Data shown:
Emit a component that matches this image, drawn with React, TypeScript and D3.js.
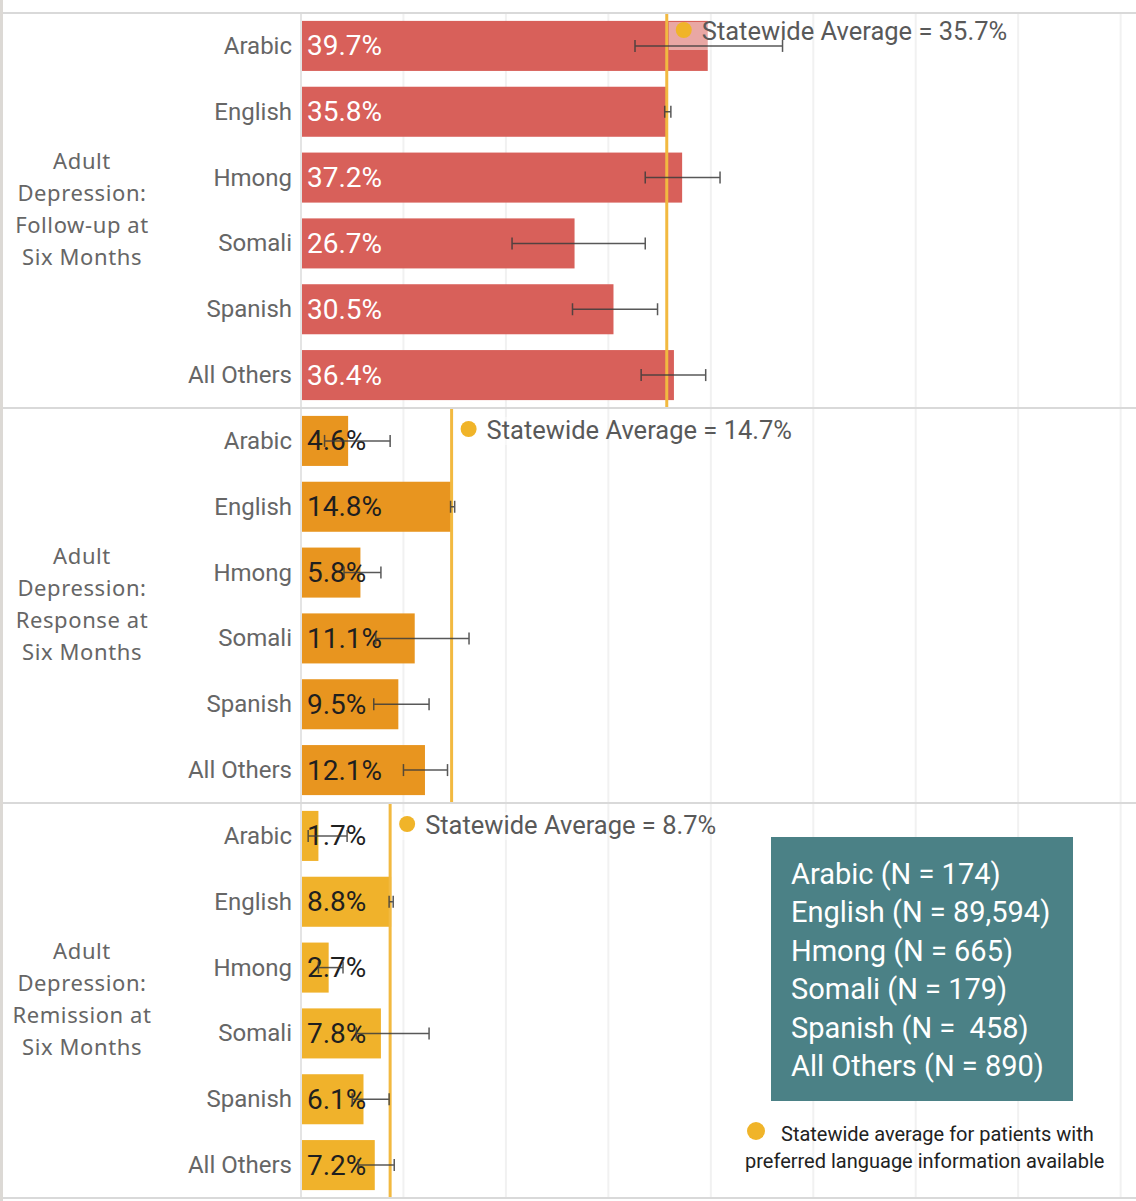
import React from "react";
import * as d3 from "d3";

const languages = ["Arabic", "English", "Hmong", "Somali", "Spanish", "All Others"];
const measures = [
  ["Adult", "Depression:", "Follow-up at", "Six Months"],
  ["Adult", "Depression:", "Response at", "Six Months"],
  ["Adult", "Depression:", "Remission at", "Six Months"],
];
const followUpValues = [39.7, 35.8, 37.2, 26.7, 30.5, 36.4];
const followUpLow = [32.6, 35.5, 33.6, 20.6, 26.5, 33.2];
const followUpHigh = [47.0, 36.1, 40.9, 33.6, 34.8, 39.5];
const responseValues = [4.6, 14.8, 5.8, 11.1, 9.5, 12.1];
const responseLow = [2.3, 14.6, 4.2, 7.3, 7.1, 10.0];
const responseHigh = [8.7, 15.0, 7.8, 16.4, 12.5, 14.3];
const remissionValues = [1.7, 8.8, 2.7, 7.8, 6.1, 7.2];
const remissionLow = [0.7, 8.6, 1.7, 5.4, 5.0, 5.6];
const remissionHigh = [4.5, 9.0, 4.1, 12.5, 8.6, 9.1];
const statewideAverages = [35.7, 14.7, 8.7];
const legendLines = [
  "Arabic (N = 174)",
  "English (N = 89,594)",
  "Hmong (N = 665)",
  "Somali (N = 179)",
  "Spanish (N =\u00a0 458)",
  "All Others (N = 890)",
];
const gridTicks = [10, 20, 30, 40, 50, 60, 70, 80];

const panelColors = ["#D8605A", "#E8951F", "#F0B22B"];
const valueTextColors = ["#ffffff", "#1f1f1f", "#1f1f1f"];

const W = 1136;
const H = 1201;
const panelTop = 13;
const panelH = 395;
const FONT = "Roboto, 'Noto Sans', sans-serif";

export default function App() {
  const x = d3.scaleLinear().domain([0, 81.5]).range([301, 1136]);
  const panels = [
    { values: followUpValues, low: followUpLow, high: followUpHigh },
    { values: responseValues, low: responseLow, high: responseHigh },
    { values: remissionValues, low: remissionLow, high: remissionHigh },
  ];

  return (
    <svg
      width={W}
      height={H}
      style={{ position: "absolute", left: 0, top: 0, background: "#fff" }}
      fontFamily={FONT}
    >
      <rect x={0} y={0} width={W} height={H} fill="#fff" />
      <rect x={0} y={0} width={3} height={H} fill="#dcd9d5" />
      {panels.map((p, pi) => {
        const top = panelTop + pi * panelH;
        const y = d3
          .scaleBand()
          .domain(languages)
          .range([top, top + panelH])
          .paddingInner(0.24)
          .paddingOuter(0.12);
        const avgX = x(statewideAverages[pi]);
        const centerY = top + panelH / 2;
        const labelY = top + (pi === 0 ? 18 : 22);
        return (
          <g key={pi}>
            {gridTicks.map((t) => (
              <line
                key={t}
                x1={x(t)}
                x2={x(t)}
                y1={top}
                y2={top + panelH}
                stroke="#f1f1f1"
                strokeWidth={2}
              />
            ))}
            {measures[pi].map((line, li) => (
              <text
                key={li}
                x={82}
                y={centerY - 3 + (li - 1.5) * 32}
                textAnchor="middle"
                dominantBaseline="central"
                fontSize={22}
                fill="#666"
                fontFamily="'Noto Sans', sans-serif"
                letterSpacing={0.6}
              >
                {line}
              </text>
            ))}
            {languages.map((lang, i) => {
              const by = y(lang)!;
              const bh = y.bandwidth();
              const cy = by + bh / 2;
              return (
                <g key={lang}>
                  <text
                    x={292}
                    y={cy}
                    textAnchor="end"
                    dominantBaseline="central"
                    fontSize={24}
                    fill="#666"
                  >
                    {lang}
                  </text>
                  <rect
                    x={x(0)}
                    y={by}
                    width={x(p.values[i]) - x(0)}
                    height={bh}
                    fill={panelColors[pi]}
                  />
                  <text
                    x={x(0) + 6}
                    y={cy}
                    dominantBaseline="central"
                    fontSize={28}
                    fill={valueTextColors[pi]}
                  >
                    {p.values[i].toFixed(1) + "%"}
                  </text>
                </g>
              );
            })}
            <line
              x1={avgX}
              x2={avgX}
              y1={top}
              y2={top + panelH}
              stroke="#F2B940"
              strokeWidth={3}
            />
            <rect
              x={avgX + 2}
              y={top + 9}
              width={118}
              height={28}
              fill="#fff"
              opacity={0.45}
            />
            {languages.map((lang, i) => {
              const cy = y(lang)! + y.bandwidth() / 2;
              return (
                <g key={"e" + lang} stroke="#3c3c3c" strokeWidth={1.5} opacity={0.85}>
                  <line x1={x(p.low[i])} x2={x(p.high[i])} y1={cy} y2={cy} />
                  <line x1={x(p.low[i])} x2={x(p.low[i])} y1={cy - 6} y2={cy + 6} />
                  <line x1={x(p.high[i])} x2={x(p.high[i])} y1={cy - 6} y2={cy + 6} />
                </g>
              );
            })}
            <circle cx={avgX + 17} cy={labelY - 1} r={8} fill="#F0B429" />
            <text
              x={avgX + 35}
              y={labelY}
              dominantBaseline="central"
              fontSize={25.5}
              fill="#595959"
            >
              {"Statewide Average = " + statewideAverages[pi].toFixed(1) + "%"}
            </text>
          </g>
        );
      })}
      <line x1={301} x2={301} y1={panelTop} y2={panelTop + 3 * panelH} stroke="#e4e4e4" strokeWidth={2} />
      {[0, 1, 2, 3].map((k) => (
        <line
          key={k}
          x1={3}
          x2={W}
          y1={panelTop + k * panelH}
          y2={panelTop + k * panelH}
          stroke="#d9d9d9"
          strokeWidth={2}
        />
      ))}
      <rect x={771} y={837} width={302} height={264} fill="#4B8186" />
      {legendLines.map((t, i) => (
        <text
          key={i}
          x={791}
          y={874 + i * 38.4}
          dominantBaseline="central"
          fontSize={29}
          fill="#fff"
        >
          {t}
        </text>
      ))}
      <circle cx={756} cy={1131} r={9} fill="#F0B429" />
      <text x={781} y={1134} dominantBaseline="central" fontSize={20} fill="#222">
        Statewide average for patients with
      </text>
      <text x={745} y={1161} dominantBaseline="central" fontSize={20} fill="#222">
        preferred language information available
      </text>
    </svg>
  );
}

Requirement: Begin at the first line of the material and copy each line exactly through the one containing "import * as". Omit pictures.

Expected answer:
Emit a component that matches this image, drawn with React, TypeScript and D3.js.
import React from "react";
import * as d3 from "d3";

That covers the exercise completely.